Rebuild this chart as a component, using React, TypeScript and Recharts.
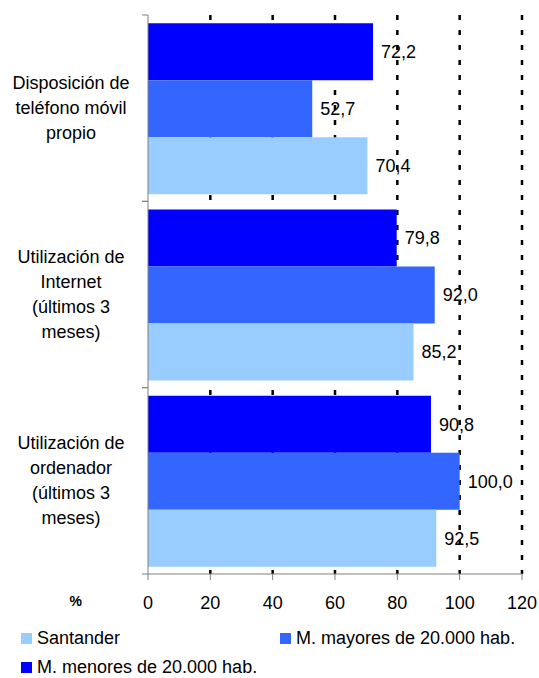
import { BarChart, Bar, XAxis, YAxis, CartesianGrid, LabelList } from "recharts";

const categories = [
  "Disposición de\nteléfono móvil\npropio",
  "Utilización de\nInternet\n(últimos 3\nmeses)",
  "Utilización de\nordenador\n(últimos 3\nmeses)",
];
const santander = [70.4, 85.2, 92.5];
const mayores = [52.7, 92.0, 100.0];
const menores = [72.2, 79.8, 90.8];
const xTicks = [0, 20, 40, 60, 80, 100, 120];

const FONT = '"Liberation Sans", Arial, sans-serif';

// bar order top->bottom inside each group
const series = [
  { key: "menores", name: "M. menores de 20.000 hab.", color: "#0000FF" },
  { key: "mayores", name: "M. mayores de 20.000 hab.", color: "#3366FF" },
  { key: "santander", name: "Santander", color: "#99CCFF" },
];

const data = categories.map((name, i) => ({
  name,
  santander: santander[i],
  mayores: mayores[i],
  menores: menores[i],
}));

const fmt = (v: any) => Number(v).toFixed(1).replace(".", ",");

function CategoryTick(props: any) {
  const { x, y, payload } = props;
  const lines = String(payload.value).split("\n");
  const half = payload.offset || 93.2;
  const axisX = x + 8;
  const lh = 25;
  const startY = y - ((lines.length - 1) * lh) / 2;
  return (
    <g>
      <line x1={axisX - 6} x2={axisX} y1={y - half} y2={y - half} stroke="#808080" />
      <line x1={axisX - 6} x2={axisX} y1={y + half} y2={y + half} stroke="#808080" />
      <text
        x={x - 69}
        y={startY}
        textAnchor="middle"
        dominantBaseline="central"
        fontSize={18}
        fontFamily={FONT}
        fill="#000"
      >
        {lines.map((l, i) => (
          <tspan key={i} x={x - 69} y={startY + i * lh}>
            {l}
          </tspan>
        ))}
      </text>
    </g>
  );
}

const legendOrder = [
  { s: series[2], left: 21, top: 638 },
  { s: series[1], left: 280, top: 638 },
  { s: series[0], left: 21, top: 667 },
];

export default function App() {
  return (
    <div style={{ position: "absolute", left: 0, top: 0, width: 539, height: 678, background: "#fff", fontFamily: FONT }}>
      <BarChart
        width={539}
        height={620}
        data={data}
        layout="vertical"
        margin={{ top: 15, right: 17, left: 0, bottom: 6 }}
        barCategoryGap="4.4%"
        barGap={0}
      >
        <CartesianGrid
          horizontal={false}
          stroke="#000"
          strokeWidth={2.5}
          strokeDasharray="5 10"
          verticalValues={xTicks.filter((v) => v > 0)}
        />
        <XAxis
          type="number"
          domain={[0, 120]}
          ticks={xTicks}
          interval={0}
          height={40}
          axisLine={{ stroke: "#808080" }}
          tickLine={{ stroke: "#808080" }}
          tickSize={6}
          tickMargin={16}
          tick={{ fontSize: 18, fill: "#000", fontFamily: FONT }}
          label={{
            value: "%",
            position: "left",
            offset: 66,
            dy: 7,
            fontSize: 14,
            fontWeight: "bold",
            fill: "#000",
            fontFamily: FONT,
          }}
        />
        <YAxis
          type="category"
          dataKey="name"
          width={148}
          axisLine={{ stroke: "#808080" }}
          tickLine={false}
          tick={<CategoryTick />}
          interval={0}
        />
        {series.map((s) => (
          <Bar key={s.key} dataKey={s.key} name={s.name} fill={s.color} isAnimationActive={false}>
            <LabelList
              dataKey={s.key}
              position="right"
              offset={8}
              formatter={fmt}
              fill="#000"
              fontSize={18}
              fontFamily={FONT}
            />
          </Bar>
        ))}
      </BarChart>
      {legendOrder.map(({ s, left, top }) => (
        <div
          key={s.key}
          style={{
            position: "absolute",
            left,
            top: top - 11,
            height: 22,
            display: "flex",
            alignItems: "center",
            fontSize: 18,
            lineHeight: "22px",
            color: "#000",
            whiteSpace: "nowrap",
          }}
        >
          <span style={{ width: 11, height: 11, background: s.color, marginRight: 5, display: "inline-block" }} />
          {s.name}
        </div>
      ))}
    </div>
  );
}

* * *

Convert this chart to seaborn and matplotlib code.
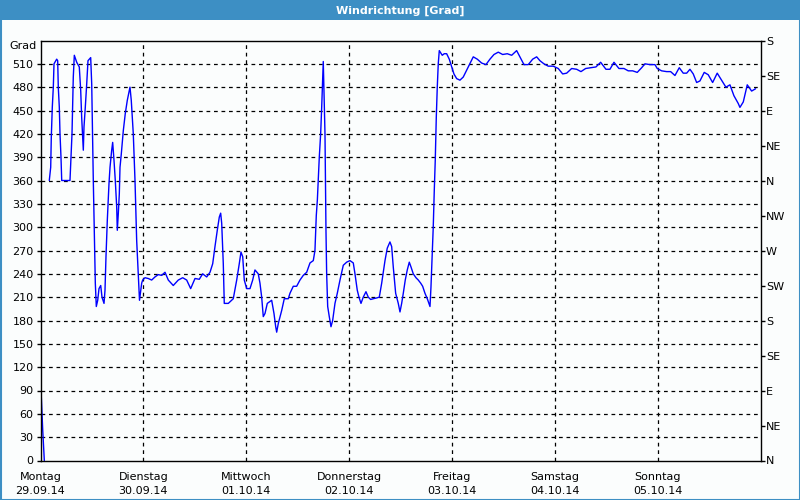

**TASK GOAL:**
Begin at the line that has "Rebuild this chart", stop after the line that has "const fmt = (v: any)", and reproduce every line between them exactly and nothing else. Pictures stay out of the copy.

**CORRECT RESULT:**
Rebuild this chart as a component, using React, TypeScript and Recharts.
import { BarChart, Bar, XAxis, YAxis, CartesianGrid, LabelList } from "recharts";

const categories = [
  "Disposición de\nteléfono móvil\npropio",
  "Utilización de\nInternet\n(últimos 3\nmeses)",
  "Utilización de\nordenador\n(últimos 3\nmeses)",
];
const santander = [70.4, 85.2, 92.5];
const mayores = [52.7, 92.0, 100.0];
const menores = [72.2, 79.8, 90.8];
const xTicks = [0, 20, 40, 60, 80, 100, 120];

const FONT = '"Liberation Sans", Arial, sans-serif';

// bar order top->bottom inside each group
const series = [
  { key: "menores", name: "M. menores de 20.000 hab.", color: "#0000FF" },
  { key: "mayores", name: "M. mayores de 20.000 hab.", color: "#3366FF" },
  { key: "santander", name: "Santander", color: "#99CCFF" },
];

const data = categories.map((name, i) => ({
  name,
  santander: santander[i],
  mayores: mayores[i],
  menores: menores[i],
}));

const fmt = (v: any) => Number(v).toFixed(1).replace(".", ",");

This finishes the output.